Thank you for your kind words about this site! Your question is very difficult. To pick up your last suggestion: if there is an all good Creator who sustains the cosmos, and this G-d commands that the hungry be fed, then there would be an obligation for those with surplus food to give to those in famine. Under these circumstances, taking food from those with surplus would involve compelling them to do (or let happen) what was their obligation. This line of reasoning will only take us so far, however, not only due to doubts about God's existence and commands (doubts I do not share, by the way, but there is doubt) but because nowhere in the Hebrew Bible, Christian new Testament or Qur'an is there what appears to be a divinely revealed precept that one may kill to get food. As for the suggestion that it may be "the best philosophers" who decide what is right, I am afraid there is some disagreement.

Some philosophers argue for stringent distributive justice and egalitarianism: there should be (as much as possible) a fair (perhaps even equal) distribution of goods within a society. Others argue for the permissibility of inequality so long as there is some insurance that the worst off do not fall below a welfare level in keeping with human dignity and respect.
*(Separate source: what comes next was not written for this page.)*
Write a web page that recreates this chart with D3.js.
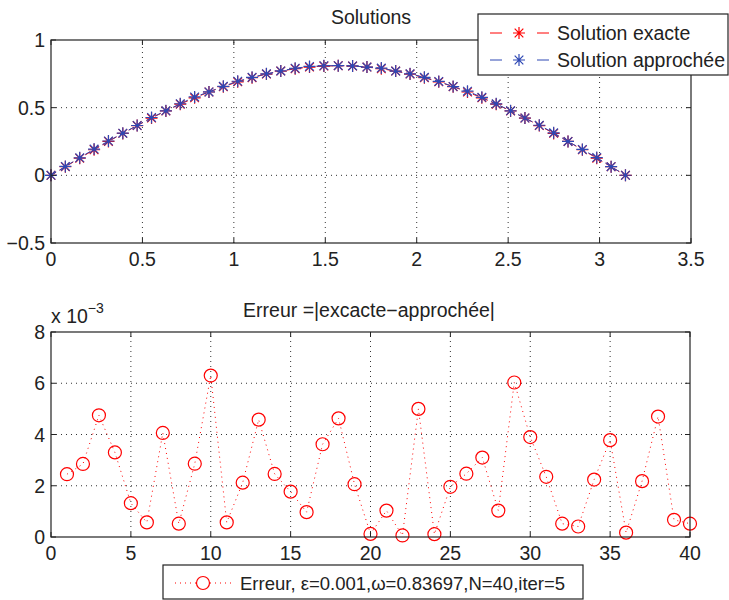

Someone who developed an amazing system of justice that addresses the issue of distribution of goods is John Rawls. You might find his classic work, A Theory of Justice, fascinating.
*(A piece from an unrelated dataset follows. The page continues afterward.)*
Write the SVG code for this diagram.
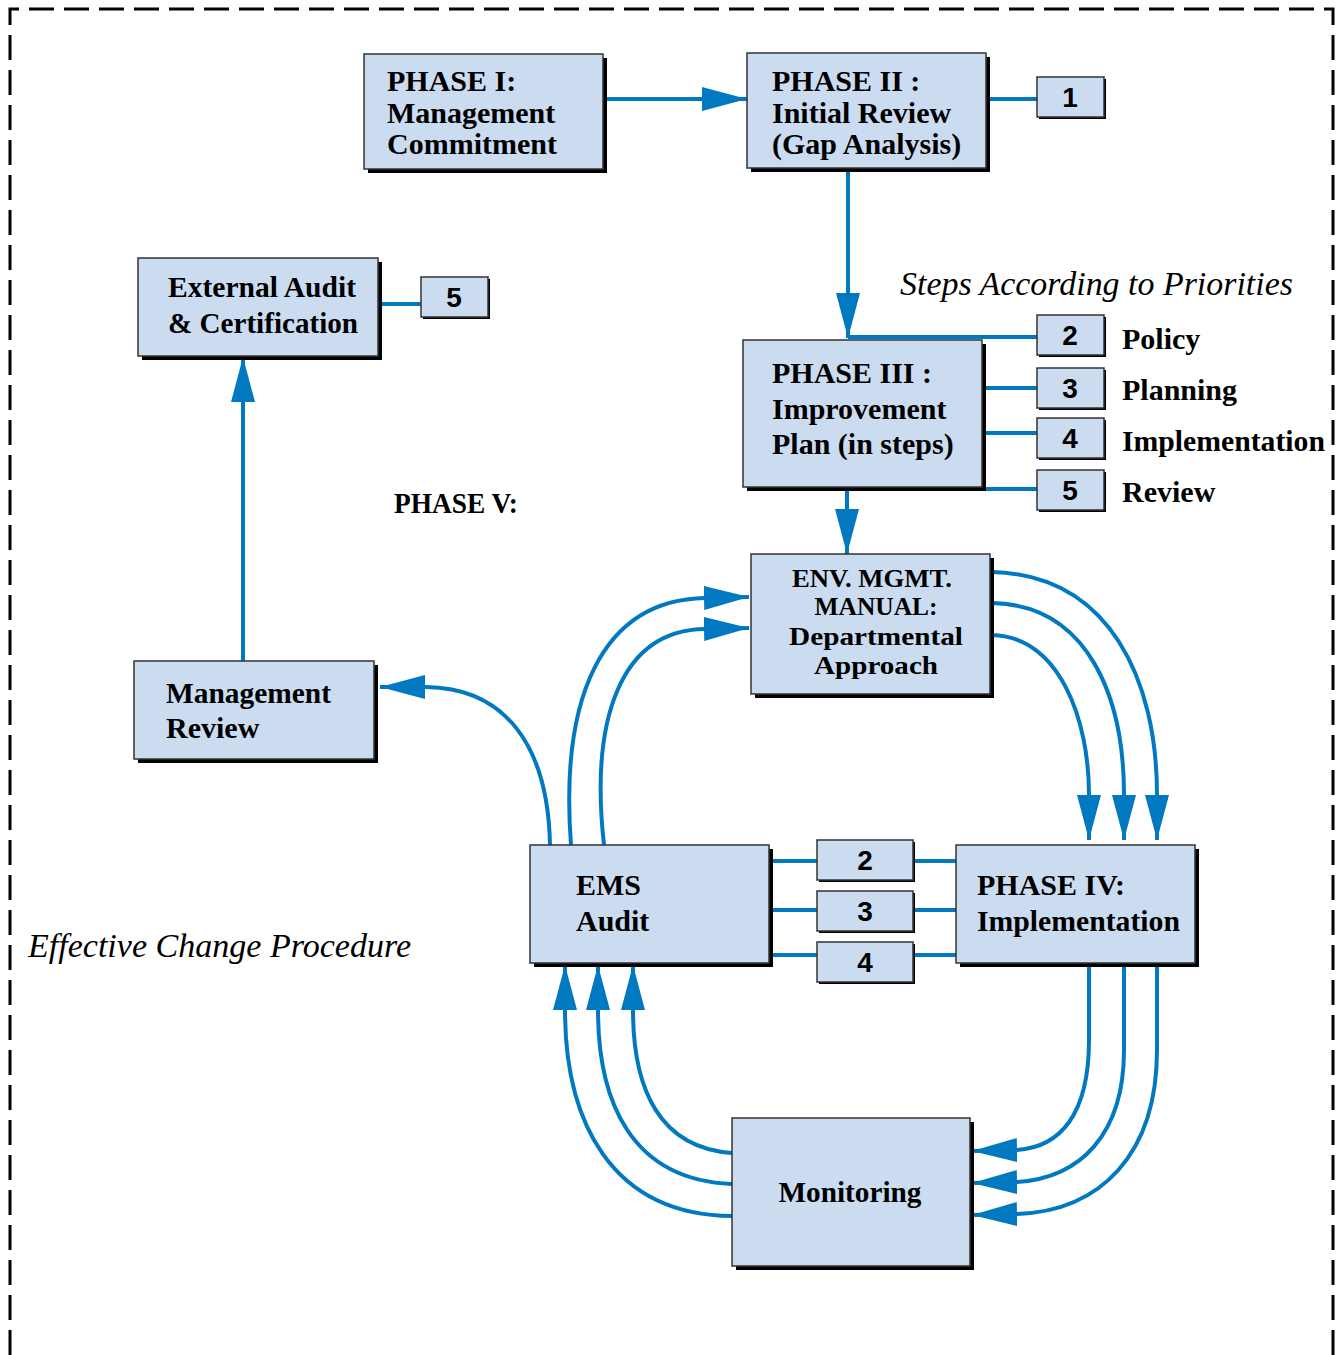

Back to your question about stealing and killing: the question winds up juxtaposing the right to property and the right to life. While individuals may face a very real practical dilemma on this matter, it may be that collectively we can gain greater clarity. I suggest that the best philosophers may disagree about a great deal, but I think few would disagree that we should work for a society in which no individual faces the dilemma of deciding between killing and feeding her or his family.